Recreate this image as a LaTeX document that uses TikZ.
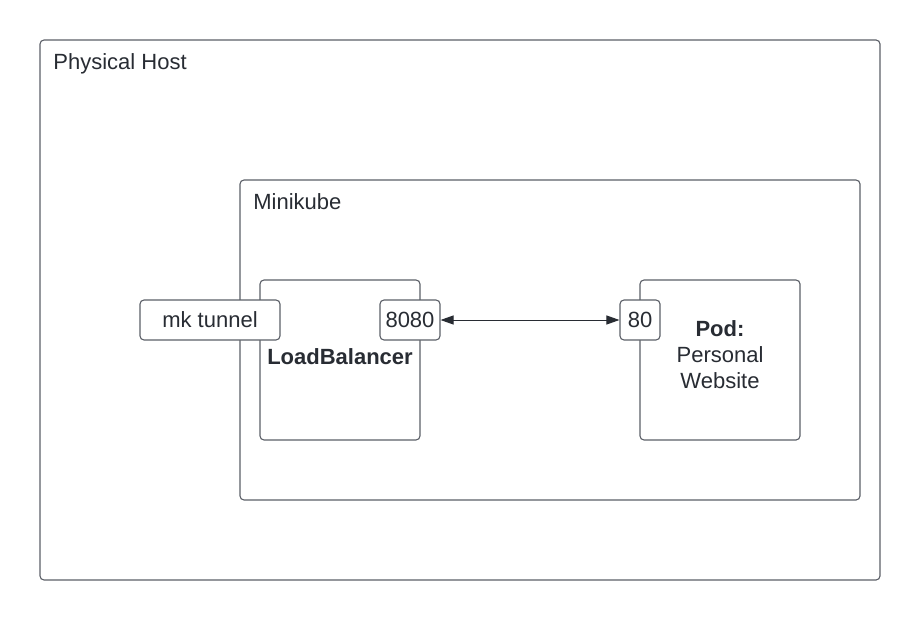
\documentclass[tikz,border=0pt]{standalone}
\usepackage{fontspec}
\setmainfont{Liberation Sans}
\usepackage{xcolor}
\usetikzlibrary{shapes.geometric, arrows.meta, positioning}

\definecolor{edge}{HTML}{5C6068}
\definecolor{ink}{HTML}{282C33}

\begin{document}
\begin{tikzpicture}[x=1pt, y=-1pt, >={Triangle[length=13pt, width=9pt]}, thick,
    box/.style={draw=edge, line width=1.1pt, rounded corners=4pt, fill=white, inner sep=0pt},
    lbl/.style={text=ink, font=\fontsize{22}{26}\selectfont, inner sep=0pt}]
    \useasboundingbox (0,0) rectangle (920,620);

    % Containers
    \node[box, minimum width=840pt, minimum height=540pt] (host) at (460,310) {};
    \node[lbl, anchor=base west] (hostlbl) at (53,70) {Physical Host};
    \node[box, minimum width=620pt, minimum height=320pt] (mkube) at (550,340) {};
    \node[lbl, anchor=base west] (mkubelbl) at (253,210) {Minikube};

    % Services
    \node[box, minimum width=160pt, minimum height=160pt] (lb) at (340,360) {};
    \node[lbl, anchor=base, font=\fontsize{22}{26}\selectfont\bfseries] (lblbl) at (340,364) {LoadBalancer};
    \node[box, minimum width=160pt, minimum height=160pt] (pod) at (720,360) {};
    \node[lbl, align=center] (podlbl) at (720,355) {\textbf{Pod:}\\Personal\\Website};

    % Ports
    \node[box, lbl, draw=edge, minimum width=140pt, minimum height=40pt] (tunnel) at (210,320) {mk tunnel};
    \node[box, lbl, draw=edge, minimum width=60pt, minimum height=40pt] (p8080) at (410,320) {8080};
    \node[box, lbl, draw=edge, minimum width=40pt, minimum height=40pt] (p80) at (640,320) {80};

    % Paths
    \draw[<->, draw=ink, line width=1pt] (p8080) -- (p80);
\end{tikzpicture}
\end{document}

================================

Exercise description: Please take the lines from the beginning of the data above through the line holding "(0,0) rectangle (920,620);" and transcribe them exactly, without any pictures.

In response:
Recreate this image as a LaTeX document that uses TikZ.
\documentclass[tikz,border=0pt]{standalone}
\usepackage{fontspec}
\setmainfont{Liberation Sans}
\usepackage{xcolor}
\usetikzlibrary{shapes.geometric, arrows.meta, positioning}

\definecolor{edge}{HTML}{5C6068}
\definecolor{ink}{HTML}{282C33}

\begin{document}
\begin{tikzpicture}[x=1pt, y=-1pt, >={Triangle[length=13pt, width=9pt]}, thick,
    box/.style={draw=edge, line width=1.1pt, rounded corners=4pt, fill=white, inner sep=0pt},
    lbl/.style={text=ink, font=\fontsize{22}{26}\selectfont, inner sep=0pt}]
    \useasboundingbox (0,0) rectangle (920,620);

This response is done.